東京から帰ってきてから約2年が経過し、コロナも少し収まってきたところで海外へ行く準備を進めることにした山﨑さん。「まずは行き先を決めないとな」と思い、用意したのは世界地図。右手で鉛筆を持ち、適当に地図の上に落としたところ、鉛筆の先が指したのは「ドイツ・シュパイアー」でした。そう、山﨑さんはこの方法で行き先を決めてしまったのです。SNSを活用してシュパイアーで寿司職人の求人がないか調べていたところ見つかったのが日本食の店「日の出」でした。すぐに経歴を説明したメッセージを送り、面接の日程を決めました。
そして当日、山の中で行われたオンラインでの面接で、またも驚きの一言。
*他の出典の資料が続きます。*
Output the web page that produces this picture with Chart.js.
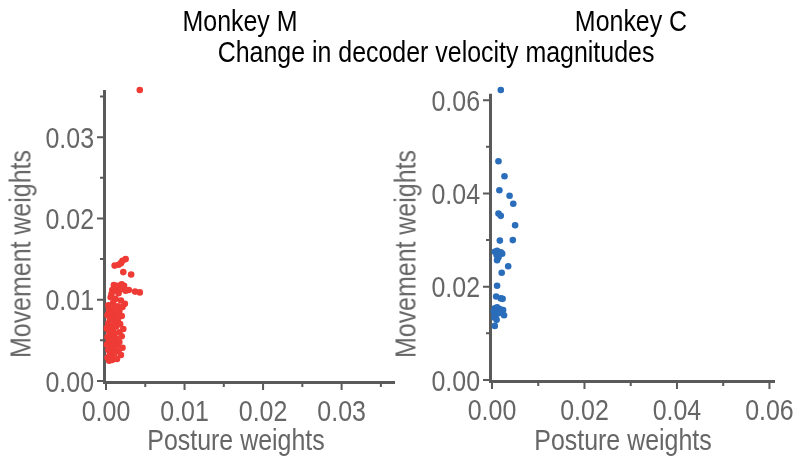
<!DOCTYPE html>
<html><head><meta charset="utf-8">
<script src="https://cdn.jsdelivr.net/npm/chart.js@4"></script>
<style>
html,body{margin:0;padding:0;background:#fff;}
#wrap{position:relative;width:800px;height:464px;overflow:hidden;font-family:"Liberation Sans",Arial,sans-serif;}
.box{position:absolute;top:0;width:400px;height:464px;}
.t{position:absolute;transform:translate(-50%,-50%) scaleX(0.86);white-space:nowrap;font-size:29px;line-height:1;}
.g{color:#666;}
.rot{transform:translate(-50%,-50%) rotate(-90deg) scaleX(0.86);}
</style></head>
<body><div id="wrap">
<div class="box" style="left:0"><canvas id="cM" width="400" height="464"></canvas></div>
<div class="box" style="left:400px"><canvas id="cC" width="400" height="464"></canvas></div>
<div class="t" style="left:240px;top:21px;color:#000">Monkey M</div>
<div class="t" style="left:631px;top:21px;color:#000">Monkey C</div>
<div class="t" style="left:436px;top:52px;color:#000">Change in decoder velocity magnitudes</div>
<div class="t g" style="left:236px;top:440px">Posture weights</div>
<div class="t g" style="left:623px;top:440px">Posture weights</div>
<div class="t g rot" style="left:21px;top:254px">Movement weights</div>
<div class="t g rot" style="left:406px;top:254px">Movement weights</div>
</div>
<script>
// ---- Data ----
const monkeyM_posture = [0.0043,
 0.0025,0.0021,0.0019,0.0016,0.0011,0.0022,0.0032,
 0.0010,0.0015,0.0020,0.0023,0.0008,0.0013,0.0019,0.0025,0.0029,0.0037,0.0043,0.0007,0.0016,
 0.0006,0.0012,0.0019,0.0024,0.0009,0.0003,0.0015,0.0021,0.0010,0.0004,0.0017,0.0007,0.0013,0.0002,0.0020,0.0009,0.0005,0.0015,0.0011,0.0003,0.0018,0.0007,0.0013,0.0001,0.0022,0.0009,0.0004,0.0017,0.0011,0.0006,0.0020,0.0002,0.0013,0.0008,0.0004,0.0017,0.0010,0.0001,0.0014,0.0006,0.0021,0.0009,0.0003,0.0016,0.0011,0.0005,0.0019,0.0007,0.0002,0.0012,0.0008,0.0004,0.0014];
const monkeyM_movement = [0.0358,
 0.0150,0.0148,0.0145,0.0143,0.0142,0.0134,0.0131,
 0.0118,0.0117,0.0119,0.0117,0.0112,0.0111,0.0113,0.0111,0.0112,0.0110,0.0109,0.0107,0.0108,
 0.0103,0.0101,0.0099,0.0095,0.0096,0.0093,0.0092,0.0091,0.0089,0.0087,0.0086,0.0084,0.0082,0.0081,0.0080,0.0078,0.0076,0.0075,0.0073,0.0071,0.0070,0.0068,0.0067,0.0065,0.0064,0.0063,0.0061,0.0060,0.0058,0.0056,0.0055,0.0054,0.0052,0.0051,0.0049,0.0048,0.0046,0.0045,0.0044,0.0042,0.0041,0.0039,0.0038,0.0037,0.0035,0.0033,0.0032,0.0030,0.0029,0.0028,0.0026,0.0025,0.0027];
const monkeyC_posture = [0.0019,0.0014,0.0027,0.0016,0.0038,0.0046,0.0014,0.0019,0.0050,0.0017,0.0045,
 0.0006,0.0011,0.0019,0.0022,0.0010,0.0014,0.0011,0.0035,0.0021,0.0011,0.0009,0.0019,0.0023,
 0.0006,0.0011,0.0017,0.0024,0.0004,0.0009,0.0014,0.0026,0.0005,0.0010,0.0006];
const monkeyC_movement = [0.0622,0.0469,0.0437,0.0407,0.0395,0.0378,0.0357,0.0352,0.0332,0.0299,0.0300,
 0.0275,0.0277,0.0274,0.0271,0.0268,0.0263,0.0257,0.0244,0.0230,0.0202,0.0179,0.0175,0.0174,
 0.0154,0.0156,0.0152,0.0150,0.0146,0.0141,0.0143,0.0139,0.0134,0.0129,0.0116];

const M_MAJOR = [0, 0.01, 0.02, 0.03];
const M_MINOR = [0.005, 0.015, 0.025, 0.035];
const C_MAJOR = [0, 0.02, 0.04, 0.06];
const C_MINOR = [0.01, 0.03, 0.05];
const M_XMAX = 0.0368, M_YMAX = 0.0360, M_YAXIS_TOP = 0.0358;
const C_XMAX = 0.0612, C_YMAX = 0.0626, C_YAXIS_TOP = 0.0614;

const RED = '#ef3b35', BLUE = '#2a6dba', AXIS = '#5a5a5a', TXT = '#666666';
const TICK_FONT = '29px "Liberation Sans", Arial, sans-serif';
const SQUEEZE = 0.86;

const axisPlugin = {
  id: 'axisTicks',
  beforeDatasetsDraw(chart, args, o) {
    const {ctx, chartArea: a, scales: {x, y}} = chart;
    const x0 = x.getPixelForValue(0), y0 = y.getPixelForValue(0);
    const yTop = y.getPixelForValue(o.axisTop);
    ctx.save();
    ctx.strokeStyle = AXIS;
    ctx.lineWidth = 3;
    ctx.beginPath();
    ctx.moveTo(x0 - 1.5, yTop); ctx.lineTo(x0 - 1.5, y0 + 1.5);
    ctx.moveTo(x0 - 3, y0 + 1.5); ctx.lineTo(a.right, y0 + 1.5);
    ctx.stroke();
    ctx.lineWidth = 2;
    ctx.beginPath();
    o.major.forEach(v => {
      const px = x.getPixelForValue(v); ctx.moveTo(px, y0 + 1.5); ctx.lineTo(px, y0 + 9);
      const py = y.getPixelForValue(v); ctx.moveTo(x0 - 1.5, py); ctx.lineTo(x0 - 9, py);
    });
    o.minor.forEach(v => {
      if (v <= o.xmax) { const px = x.getPixelForValue(v); ctx.moveTo(px, y0 + 1.5); ctx.lineTo(px, y0 + 6); }
      if (v <= o.axisTop) { const py = y.getPixelForValue(v); ctx.moveTo(x0 - 1.5, py); ctx.lineTo(x0 - 6, py); }
    });
    ctx.stroke();
    // tick labels (slightly condensed text)
    ctx.font = TICK_FONT;
    ctx.fillStyle = TXT;
    ctx.textBaseline = 'alphabetic';
    x.ticks.forEach(t => {
      const px = x.getPixelForValue(t.value);
      ctx.save(); ctx.translate(px, y0 + 40); ctx.scale(SQUEEZE, 1);
      ctx.textAlign = 'center'; ctx.fillText(t.label, 0, 0); ctx.restore();
    });
    y.ticks.forEach(t => {
      const py = y.getPixelForValue(t.value);
      ctx.save(); ctx.translate(x0 - 12, py + 10.5); ctx.scale(SQUEEZE, 1);
      ctx.textAlign = 'right'; ctx.fillText(t.label, 0, 0); ctx.restore();
    });
    ctx.restore();
  }
};

function makeChart(id, xs, ys, color, major, minor, xmax, ymax, axisTop, yWidth, xHeight, pad) {
  return new Chart(document.getElementById(id), {
    type: 'scatter',
    data: {datasets: [{
      data: xs.map((v, i) => ({x: v, y: ys[i]})),
      backgroundColor: color, borderWidth: 0, pointRadius: 3.3, pointHoverRadius: 3.3, clip: false
    }]},
    options: {
      responsive: false, animation: false, devicePixelRatio: 1,
      layout: {padding: pad},
      plugins: {legend: {display: false}, tooltip: {enabled: false}, axisTicks: {major, minor, xmax, axisTop}},
      scales: {
        x: {type: 'linear', min: 0, max: xmax,
          afterBuildTicks: s => { s.ticks = major.map(v => ({value: v})); },
          afterFit: s => { s.height = xHeight; },
          grid: {display: false}, border: {display: false},
          ticks: {display: false, autoSkip: false, callback: v => Number(v).toFixed(2)}},
        y: {type: 'linear', min: 0, max: ymax,
          afterBuildTicks: s => { s.ticks = major.map(v => ({value: v})); },
          afterFit: s => { s.width = yWidth; },
          grid: {display: false}, border: {display: false},
          ticks: {display: false, autoSkip: false, callback: v => Number(v).toFixed(2)}}
      }
    },
    plugins: [axisPlugin]
  });
}

// left panel: 0.0360 spans 381 -> 88 ; right panel: 0.0626 spans 380 -> 88
makeChart('cM', monkeyM_posture, monkeyM_movement, RED, M_MAJOR, M_MINOR, M_XMAX, M_YMAX, M_YAXIS_TOP, 106, 83, {left: 0, right: 5, top: 88.4, bottom: 0});
makeChart('cC', monkeyC_posture, monkeyC_movement, BLUE, C_MAJOR, C_MINOR, C_XMAX, C_YMAX, C_YAXIS_TOP, 92, 84, {left: 0, right: 25, top: 88.1, bottom: 0});
</script>
</body></html>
「あなたの顔、とても寿司職人って感じがして気に入りました。合格。」と言われたそうです。「もちろん東京での修行経験もあってこそだとは思いますが、まさか人生で2回も寿司職人顔で採用されるとは思ってもいませんでした」と山﨑さんは笑いながら話しました。
令和5年8月にドイツへと旅立ち、9月1日から働くこととなった山﨑さん。言語の壁に苦戦しながらも、東京で学んだ本場の寿司をドイツ・シュパイアーの地で提供しています。
山﨑さんの握る寿司が、本人も気付かぬ所で評価されており、令和7年6月に「Restaurant Guru 2025」を受賞します。この賞は、料理を食べたお客さんがオンライン上で評価をし、評価の高い料理に贈られるもので、シュパイアー周辺で「今、最も評価の高い寿司」として表彰されました。
最後にこれからの目標について聞くと「今は寿司職人として活動していますが、これは夢の実現に向けた『手段の一つ』でしかありません。私自身、今に至るまで多くの経験をし、これからも様々な経験をすることになります。やはり『人の生き方』は面白い。私一人を見ても、スポーツ少年がドイツで寿司を握っているんです。目標について聞かれましたが、ここでは夢について話します。私の夢は『誰かの背中を押せる人になる』ことです。人の数だけ生き方が存在します。その中で何かに挑戦する生き方を選択しても、最初の一歩が踏み出せない人もいます。私は、そういう人たちの『きっかけ』になりたい。しかし、今の私では影響力が弱いので、今はレベルアップ中です。最初は映像で届けることを考えていましたが、今は何かしらの形で、私の気持ちが誰かに届き、その人の挑戦するきっかけになればそれでいいです。とにかく『届ける・伝える』ということを続けていきたいです」と語りました。
山﨑さんが目指し、行きついた先はどんな景色になるのか。楽しみです。